- Born: September 28, 1893 Stillwater, Minnesota, US
- Died: August 23, 1973 (aged 79)
- Education: University of Minnesota
- Occupation: Architect
- Design: Randolph Air Force Base

= Harold L. Clark =

United States Air Force general

Brigadier General Harold L Clark (September 28, 1893 – August 23, 1973) was an architect and career United States Air Force officer, who designed Randolph Air Force Base. Clark was born in Stillwater, Minnesota, and educated at the University of Minnesota and the University of Illinois.
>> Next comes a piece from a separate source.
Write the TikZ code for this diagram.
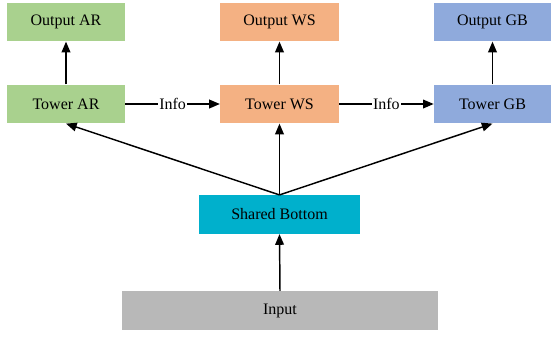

Clark had a civilian background in architecture. He initially enlisted in the reserves of the Signal Corps of the United States army. He rose to 1st lieutenant after later enlisting in the United States Army Air Corps, assigned to Kelly Field. When plans were announced to build a new Air Corps training facility, Clark designed his vision of an Air City in 1928. He submitted his drawings to Brigadier General Frank P. Lahm, who was sufficiently impressed to have Clark detailed to work for him as Randolph Air Force Base was built. His design of the Administration Building became known as the Taj Mahal and was added to the National Register of Historic Places in 1987. The Randolph Field Historic District was added to the National Register of Historic Places in 1996. His drawings for the base were donated to the Library of Congress.

Clark served at various U.S. Air Force installations over the next two decades, and during World War II became commander of 52nd Troop Carrier Wing, Army Air Base at Pope Field in North Carolina, and the Troop Carrier Wing in the North African Theater of Operations.